In Count II, Plaintiff sues under § 1024(b), alleging that the Trustees failed to provide all of the documents that the Plaintiff requested and is entitled to receive. The Court need not address the proper standard of review at this time for § 1024(b) claims because Rule 35(a) is clearly not satisfied. The Plaintiff's current health is not in controversy and there is no good cause to order a physical examination to determine whether the Trustees have violated § 1024(b).

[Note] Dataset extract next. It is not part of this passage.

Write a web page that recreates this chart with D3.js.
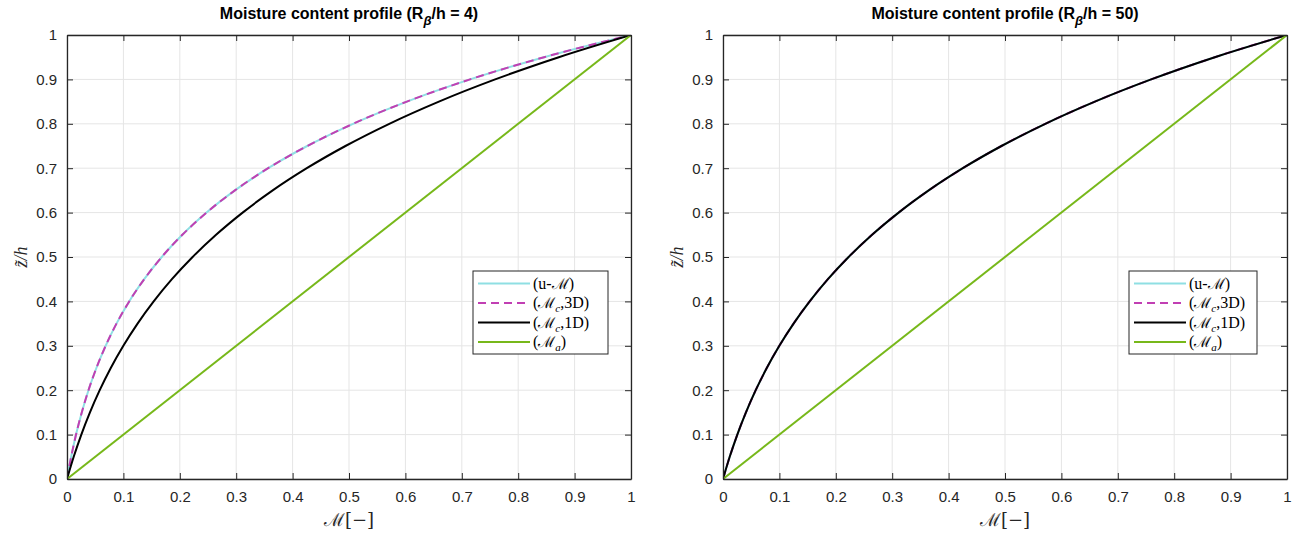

B. Requirements Under The Current Plan
Defendants also maintain the physical examination is necessary because the Plaintiff is required to undergo periodic physical examinations under the terms of the Plan. The current requirements of the Plan, as it applies to a beneficiary, are not before the Court. If and when the Plaintiff becomes entitled to the benefits he seeks, it is up to the Trustees to enforce the terms of Plan and determine whether the Plaintiff should continue to receive the benefits.
C. Relevance to Damages
The Court recognizes that the status of Plaintiff's current health may be relevant to the issue of damages. The issue of damages, however, is premature at this stage and a physical examination will only be necessary if the Plaintiff prevails. Defendants may renew their motion if there is a need for a physical examination at the resolution of this case and the Plaintiff continues in his refusal to undergo a physical examination.
Accordingly, Defendants' Motion is denied and the Court will order the Defendants to pay the Plaintiff the reasonable expenses incurred in opposing this Motion. The Court will also enter a protective order prohibiting the Defendants from seeking discovery outside of the administrative record for the determination of Plaintiff's § 1104(a) and § 1132(a)(1)(B) claims.
ORDER
AND NOW, this day of October, 2001, in consideration of the Motion For Order Compelling Physical Examination (Doc. No. 6) filed by the Defendants, International Brotherhood of Electrical Workers Local Union 98 Pension Fund, Scott Ernsberger, John J. Dougherty, Edward Neilson, Joseph Agresti, Thomas J. Reilly, Jr., Dennis Link and William C. Rhodes ("Defendants"), the response of the Plaintiff, Andrew Carney, and the Reply thereto, it is ORDERED that:
1. The Defendants' Motion For Order Compelling Physical Examination is DENIED.
A. Defendant is precluded from seeking discovery beyond the scope of the administrative record for the determination of Plaintiff's § 1104(a) (Count I) and § 1132(a)(1)(B) (Count III) ERISA claims.
B. Defendant is DIRECTED to pay the Plaintiff's reasonable expenses incurred in opposing this Motion, including his attorney's fees. The Plaintiff, shall, no later than fourteen (14) days after this Order, file an affidavit of attorney's fees and expenses that were reasonably incurred in opposing this Motion to Compel. Defendants may respond to that affidavit no later than fourteen (14) days after it is filed.